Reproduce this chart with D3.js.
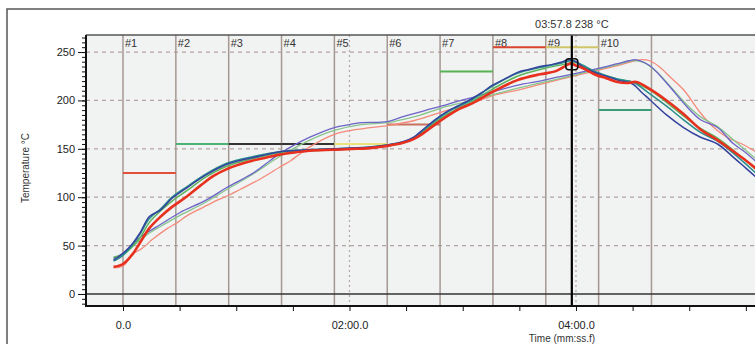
<!doctype html>
<html lang="en">
  <head>
    <meta charset="utf-8">
    <title>profile</title>
    <style>
      body { margin: 0; background: #fff; }
      text { font-family: "Liberation Sans", Arial, sans-serif; fill: #222; }
      .axis text { font-size: 11px; fill: #222; }
      .axis path { display: none; }
      .axis line { stroke: #111; }
    </style>
  </head>
  <body>
  <div class="chart"></div>
  <script src="https://cdnjs.cloudflare.com/ajax/libs/d3/7.8.5/d3.min.js"></script>
  <script>
    // time in seconds, temperature in °C
    const zoneStarts = [0, 28, 56, 84, 112, 140, 168, 196, 224, 252, 280];
    const zoneNames = ['#1', '#2', '#3', '#4', '#5', '#6', '#7', '#8', '#9', '#10'];
    const setpoints = [125, 155, 155, 155, 155, 175, 230, 255, 255, 190];
    const setpointColors = ['#e0503a', '#4cb374', '#333333', '#333333', '#ece27a',
                            '#c8705e', '#55b255', '#d9442e', '#cfc66a', '#3c9c78'];

    const blueA = [[-5,35],[0,42],[5,52],[9,63],[14,80],[20,87],[26,99],[34,110],[44,123],[55,134],[62,138],[69,141],[76,144],[83,147],[90,148],[99,149],[111,150],[124,151],[132,152],[140,154],[148,157],[154,162],[159,170],[166,181],[172,189],[177,194],[185,202],[190,208],[196,216],[203,223],[209,229],[215,232],[221,235],[227,237],[233,240],[236,242],[240,240],[244,234],[251,228],[256,225],[262,221],[270,217],[275,208],[279,201],[288,185],[297,172],[306,162],[315,155],[323,142],[330,130],[337,118]];
    const tealA = [[-5,34],[0,40],[5,51],[9,62],[14,78],[20,88],[26,100],[34,111],[44,124],[55,135],[69,142],[83,147],[99,149],[111,150],[124,151],[140,154],[148,157],[154,161],[159,169],[166,180],[172,188],[177,193],[185,201],[196,215],[209,228],[221,234],[233,239],[238,241],[244,236],[251,229],[262,222],[270,219],[279,207],[288,194],[297,180],[306,167],[315,158],[323,146],[337,122]];
    const greenA = [[-5,38],[0,41],[5,49],[9,58],[14,74],[20,86],[26,96],[34,107],[44,121],[55,132],[69,140],[83,146],[99,148],[111,149],[124,150],[140,153],[148,156],[154,160],[159,168],[166,178],[172,186],[177,191],[185,199],[196,212],[209,225],[221,232],[233,237],[240,239],[246,233],[251,229],[262,222],[270,219],[279,211],[288,198],[297,184],[306,171],[315,161],[323,149],[337,126]];
    const redThick = [[-5,28],[0,31],[5,41],[9,53],[14,68],[20,80],[26,90],[34,101],[41,112],[48,122],[55,129],[62,134],[69,138],[76,141],[83,144],[90,146],[99,148],[111,149],[124,150],[132,151],[140,153],[148,156],[154,160],[159,166],[166,176],[172,184],[177,190],[185,197],[196,209],[209,221],[221,227],[229,230],[233,234],[237,238],[240,236],[244,233],[251,226],[256,223],[262,219],[267,218],[272,219],[279,212],[288,200],[297,186],[306,170],[315,159],[323,148],[330,138],[337,127]];
    const purpleB = [[-5,37],[0,42],[5,51],[10,60],[14,65],[20,72],[30,84],[44,97],[55,110],[69,125],[78,138],[83,145],[89,152],[99,162],[112,172],[120,175],[126,177],[140,178],[148,183],[159,189],[172,196],[177,199],[185,203],[196,209],[212,217],[221,220],[230,224],[240,228],[247,231],[252,233],[262,238],[268,241],[272,242],[279,236],[288,218],[299,193],[306,180],[315,172],[323,156],[330,146],[337,134]];
    const greenB = [[-5,36],[0,40],[5,49],[10,57],[14,63],[20,70],[30,81],[44,95],[55,108],[69,124],[83,142],[99,159],[112,169],[126,175],[140,177],[154,183],[172,194],[185,200],[196,206],[212,214],[230,222],[247,230],[262,237],[270,241],[276,239],[283,229],[292,210],[299,195],[306,183],[315,173],[323,160],[337,137]];
    const salmonB = [[-5,27],[0,29],[5,41],[10,47],[16,57],[23,67],[29,74],[34,81],[42,89],[50,97],[56,102],[62,108],[72,118],[83,131],[89,138],[99,152],[112,165],[124,170],[140,174],[154,179],[172,190],[185,197],[196,205],[212,212],[230,221],[247,229],[262,236],[274,242],[279,241],[284,235],[290,224],[297,211],[306,187],[313,172],[320,162],[328,155],[337,145]];

    const series = [
      {name: 'salmon', data: salmonB, color: '#f58a7a', width: 1.3},
      {name: 'greenB', data: greenB, color: '#86c48a', width: 1.3},
      {name: 'purple', data: purpleB, color: '#6d63c9', width: 1.3},
      {name: 'greenA', data: greenA, color: '#5db35a', width: 1.5},
      {name: 'teal', data: tealA, color: '#2b8f8c', width: 1.6},
      {name: 'blue', data: blueA, color: '#34449e', width: 1.5},
      {name: 'red', data: redThick, color: '#e8301f', width: 2.6},
    ];

    const cursorTime = 237.8;
    const cursorLabel = '03:57.8';
    const cursorTemp = 238;

    const W = 755, H = 344;
    const plotLeft = 86, plotTop = 35, plotBottom = 306, plotRight = 760;

    const x = d3.scaleLinear().domain([-19.6, 337.5]).range([plotLeft, plotRight]);
    const y = d3.scaleLinear().domain([-12.4, 267.6]).range([plotBottom, plotTop]);

    function fmtTime(s) {
      if (s === 0) return '0.0';
      const m = Math.floor(s / 60), sec = s % 60;
      return d3.format('02')(m) + ':' + d3.format('04.1f')(sec);
    }

    const svg = d3.select('.chart').append('svg')
        .attr('width', W)
        .attr('height', H);

    svg.append('clipPath').attr('id', 'plot')
      .append('rect')
        .attr('x', plotLeft).attr('y', plotTop)
        .attr('width', plotRight - plotLeft).attr('height', plotBottom - plotTop);

    // outer frame
    svg.append('path')
        .attr('d', `M7,${H}V9H${W}`)
        .attr('fill', 'none')
        .attr('stroke', '#555')
        .attr('stroke-width', 1.5);

    // plot background
    svg.append('rect')
        .attr('x', plotLeft).attr('y', plotTop)
        .attr('width', W - plotLeft).attr('height', plotBottom - plotTop)
        .attr('fill', '#f1f2f2');

    const plot = svg.append('g').attr('clip-path', 'url(#plot)');

    // horizontal dashed grid
    plot.selectAll('.hgrid')
      .data([50, 100, 150, 200, 250])
      .enter().append('line')
        .attr('x1', plotLeft).attr('x2', plotRight)
        .attr('y1', d => y(d)).attr('y2', d => y(d))
        .attr('stroke', '#b3a4a2')
        .attr('stroke-width', 1.2)
        .attr('stroke-dasharray', '4,4');

    // vertical dotted grid at labelled ticks
    plot.selectAll('.vgrid')
      .data([120, 240])
      .enter().append('line')
        .attr('x1', d => x(d)).attr('x2', d => x(d))
        .attr('y1', plotTop).attr('y2', plotBottom)
        .attr('stroke', '#b9a6a6')
        .attr('stroke-width', 1.2)
        .attr('stroke-dasharray', '2,3');

    // zone boundaries
    plot.selectAll('.zone')
      .data(zoneStarts)
      .enter().append('line')
        .attr('x1', d => x(d)).attr('x2', d => x(d))
        .attr('y1', plotTop).attr('y2', plotBottom)
        .attr('stroke', '#a59893')
        .attr('stroke-width', 1.5);

    plot.selectAll('.zone-label')
      .data(zoneNames)
      .enter().append('text')
        .attr('x', (d, i) => x(zoneStarts[i]) + 2)
        .attr('y', 47)
        .style('font-size', '11px')
        .style('fill', '#333')
        .text(d => d);

    // zone setpoints
    plot.selectAll('.setpoint')
      .data(setpoints)
      .enter().append('line')
        .attr('x1', (d, i) => x(zoneStarts[i]))
        .attr('x2', (d, i) => x(zoneStarts[i + 1]))
        .attr('y1', d => y(d)).attr('y2', d => y(d))
        .attr('stroke', (d, i) => setpointColors[i])
        .attr('stroke-width', 2);

    // zero line
    plot.append('line')
        .attr('x1', plotLeft).attr('x2', plotRight)
        .attr('y1', y(0)).attr('y2', y(0))
        .attr('stroke', '#333')
        .attr('stroke-width', 1.3);

    // temperature curves
    const line = d3.line()
        .x(d => x(d[0]))
        .y(d => y(d[1]))
        .curve(d3.curveCatmullRom.alpha(0.5));

    plot.selectAll('.curve')
      .data(series)
      .enter().append('path')
        .attr('d', d => line(d.data))
        .attr('fill', 'none')
        .attr('stroke', d => d.color)
        .attr('stroke-width', d => d.width)
        .attr('stroke-linejoin', 'round');

    // cursor
    svg.append('line')
        .attr('x1', x(cursorTime)).attr('x2', x(cursorTime))
        .attr('y1', plotTop).attr('y2', plotBottom)
        .attr('stroke', '#000')
        .attr('stroke-width', 2.2);

    svg.append('rect')
        .attr('x', x(cursorTime) - 6).attr('y', y(cursorTemp) - 5)
        .attr('width', 12).attr('height', 11)
        .attr('rx', 3)
        .attr('fill', 'none')
        .attr('stroke', '#111')
        .attr('stroke-width', 1.5);

    svg.append('text')
        .attr('x', x(cursorTime))
        .attr('y', 28)
        .attr('text-anchor', 'middle')
        .style('font-size', '11px')
        .style('fill', '#333')
        .text(cursorLabel + ' ' + cursorTemp + ' °C');

    // plot top border
    svg.append('line')
        .attr('x1', plotLeft).attr('x2', W)
        .attr('y1', plotTop).attr('y2', plotTop)
        .attr('stroke', '#555')
        .attr('stroke-width', 1.5);

    // axes
    const yMinor = d3.range(-10, 266, 5);
    svg.append('g')
        .attr('class', 'axis')
        .attr('transform', `translate(${plotLeft},0)`)
        .call(d3.axisLeft(y).tickValues(yMinor).tickSize(4).tickFormat(''));

    svg.append('g')
        .attr('class', 'axis')
        .attr('transform', `translate(${plotLeft},0)`)
        .call(d3.axisLeft(y).tickValues([0, 50, 100, 150, 200, 250]).tickSize(8).tickPadding(3));

    svg.append('g')
        .attr('class', 'axis')
        .attr('transform', `translate(0,${plotBottom})`)
        .call(d3.axisBottom(x).tickValues(d3.range(0, 331, 30)).tickSize(5).tickPadding(10)
          .tickFormat(d => d % 120 === 0 ? fmtTime(d) : ''));

    svg.append('line')
        .attr('x1', plotLeft).attr('x2', plotLeft)
        .attr('y1', plotTop).attr('y2', plotBottom + 1)
        .attr('stroke', '#111').attr('stroke-width', 2);

    svg.append('line')
        .attr('x1', plotLeft - 1).attr('x2', W)
        .attr('y1', plotBottom).attr('y2', plotBottom)
        .attr('stroke', '#111').attr('stroke-width', 2);

    svg.append('text')
        .attr('transform', 'translate(29,168) rotate(-90)')
        .attr('text-anchor', 'middle')
        .style('font-size', '10px')
        .style('fill', '#333')
        .text('Temperature °C');

    svg.append('text')
        .attr('x', 562)
        .attr('y', 342)
        .attr('text-anchor', 'middle')
        .style('font-size', '10px')
        .style('fill', '#333')
        .text('Time (mm:ss.f)');
  </script>
  </body>
</html>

^^^^^^^^^^^^^^^^

Stated problem >> Find each line with the string "chart" and copy it out.

Output of the task >>
Reproduce this chart with D3.js.
  <div class="chart"></div>
    const svg = d3.select('.chart').append('svg')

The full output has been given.